DATA SEGMENT =>
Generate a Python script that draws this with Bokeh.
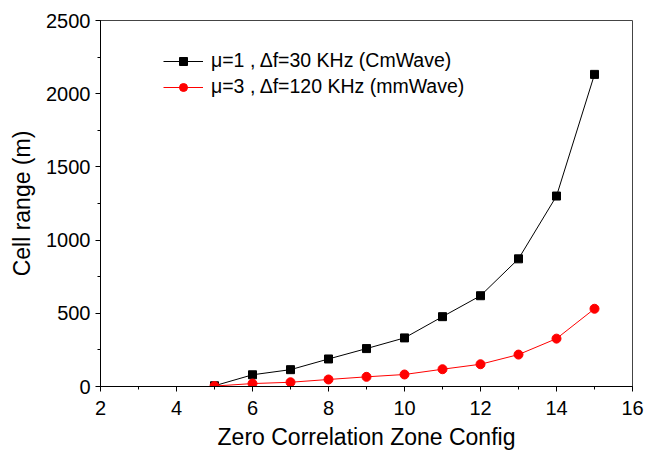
from bokeh.plotting import figure
from bokeh.models import Range1d, SingleIntervalTicker, Legend, LegendItem
from bokeh.embed import file_html
from bokeh.resources import INLINE

# Data
zcz_config = [5, 6, 7, 8, 9, 10, 11, 12, 13, 14, 15]
cell_range_mu1 = [5, 80, 115, 188, 259, 332, 477, 620, 872, 1301, 2132]
cell_range_mu3 = [3, 20, 29, 48, 66, 82, 118, 152, 218, 327, 531]
label_mu1 = "\u03bc=1 , \u0394f=30 KHz (CmWave)"
label_mu3 = "\u03bc=3 , \u0394f=120 KHz (mmWave)"

FONT = "Liberation Sans"

p = figure(width=655, height=452, output_backend="svg", toolbar_location=None,
           x_range=Range1d(2, 16), y_range=Range1d(0, 2500),
           min_border_left=100, min_border_right=23, min_border_top=20, min_border_bottom=65)
p.grid.visible = False
p.outline_line_color = "#444444"
p.outline_line_width = 1
p.background_fill_color = "white"
p.border_fill_color = "white"

p.xaxis.ticker = SingleIntervalTicker(interval=2, num_minor_ticks=2)
p.yaxis.ticker = SingleIntervalTicker(interval=500, num_minor_ticks=2)

for ax in (p.xaxis, p.yaxis):
    ax.axis_line_color = "black"
    ax.major_tick_line_color = "black"
    ax.minor_tick_line_color = "black"
    ax.major_tick_in = 0
    ax.major_tick_out = 5
    ax.minor_tick_in = 0
    ax.minor_tick_out = 3
    ax.major_label_text_font = FONT
    ax.major_label_text_font_size = "20px"
    ax.major_label_text_color = "black"
    ax.axis_label_text_font = FONT
    ax.axis_label_text_font_size = "23px"
    ax.axis_label_text_font_style = "normal"
    ax.axis_label_text_color = "black"

p.xaxis.axis_label = "Zero Correlation Zone Config"
p.yaxis.axis_label = "Cell range (m)"
p.xaxis.major_label_standoff = 9
p.xaxis.axis_label_standoff = 6
p.yaxis.major_label_standoff = 5
p.yaxis.axis_label_standoff = 8

l1 = p.line(zcz_config, cell_range_mu1, line_color="black", line_width=1)
m1 = p.scatter(zcz_config, cell_range_mu1, marker="square", size=8,
               fill_color="black", line_color="black")
l2 = p.line(zcz_config, cell_range_mu3, line_color="red", line_width=1)
m2 = p.scatter(zcz_config, cell_range_mu3, marker="circle", size=9,
               fill_color="red", line_color="red")

legend = Legend(items=[LegendItem(label=label_mu1, renderers=[l1, m1]),
                       LegendItem(label=label_mu3, renderers=[l2, m2])],
                location=(63, 288), glyph_width=40, glyph_height=20,
                label_height=20, spacing=3, padding=0, margin=0,
                label_standoff=8, border_line_color=None,
                background_fill_alpha=0,
                label_text_font=FONT, label_text_font_size="19.5px",
                label_text_color="black")
p.add_layout(legend)

open("out.html", "w").write(file_html(p, INLINE))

TASK INSTRUCTIONS => Repeat the material above word for word and skip every image in it.

COMPLETE ANSWER =>
Generate a Python script that draws this with Bokeh.
from bokeh.plotting import figure
from bokeh.models import Range1d, SingleIntervalTicker, Legend, LegendItem
from bokeh.embed import file_html
from bokeh.resources import INLINE

# Data
zcz_config = [5, 6, 7, 8, 9, 10, 11, 12, 13, 14, 15]
cell_range_mu1 = [5, 80, 115, 188, 259, 332, 477, 620, 872, 1301, 2132]
cell_range_mu3 = [3, 20, 29, 48, 66, 82, 118, 152, 218, 327, 531]
label_mu1 = "\u03bc=1 , \u0394f=30 KHz (CmWave)"
label_mu3 = "\u03bc=3 , \u0394f=120 KHz (mmWave)"

FONT = "Liberation Sans"

p = figure(width=655, height=452, output_backend="svg", toolbar_location=None,
           x_range=Range1d(2, 16), y_range=Range1d(0, 2500),
           min_border_left=100, min_border_right=23, min_border_top=20, min_border_bottom=65)
p.grid.visible = False
p.outline_line_color = "#444444"
p.outline_line_width = 1
p.background_fill_color = "white"
p.border_fill_color = "white"

p.xaxis.ticker = SingleIntervalTicker(interval=2, num_minor_ticks=2)
p.yaxis.ticker = SingleIntervalTicker(interval=500, num_minor_ticks=2)

for ax in (p.xaxis, p.yaxis):
    ax.axis_line_color = "black"
    ax.major_tick_line_color = "black"
    ax.minor_tick_line_color = "black"
    ax.major_tick_in = 0
    ax.major_tick_out = 5
    ax.minor_tick_in = 0
    ax.minor_tick_out = 3
    ax.major_label_text_font = FONT
    ax.major_label_text_font_size = "20px"
    ax.major_label_text_color = "black"
    ax.axis_label_text_font = FONT
    ax.axis_label_text_font_size = "23px"
    ax.axis_label_text_font_style = "normal"
    ax.axis_label_text_color = "black"

p.xaxis.axis_label = "Zero Correlation Zone Config"
p.yaxis.axis_label = "Cell range (m)"
p.xaxis.major_label_standoff = 9
p.xaxis.axis_label_standoff = 6
p.yaxis.major_label_standoff = 5
p.yaxis.axis_label_standoff = 8

l1 = p.line(zcz_config, cell_range_mu1, line_color="black", line_width=1)
m1 = p.scatter(zcz_config, cell_range_mu1, marker="square", size=8,
               fill_color="black", line_color="black")
l2 = p.line(zcz_config, cell_range_mu3, line_color="red", line_width=1)
m2 = p.scatter(zcz_config, cell_range_mu3, marker="circle", size=9,
               fill_color="red", line_color="red")

legend = Legend(items=[LegendItem(label=label_mu1, renderers=[l1, m1]),
                       LegendItem(label=label_mu3, renderers=[l2, m2])],
                location=(63, 288), glyph_width=40, glyph_height=20,
                label_height=20, spacing=3, padding=0, margin=0,
                label_standoff=8, border_line_color=None,
                background_fill_alpha=0,
                label_text_font=FONT, label_text_font_size="19.5px",
                label_text_color="black")
p.add_layout(legend)

open("out.html", "w").write(file_html(p, INLINE))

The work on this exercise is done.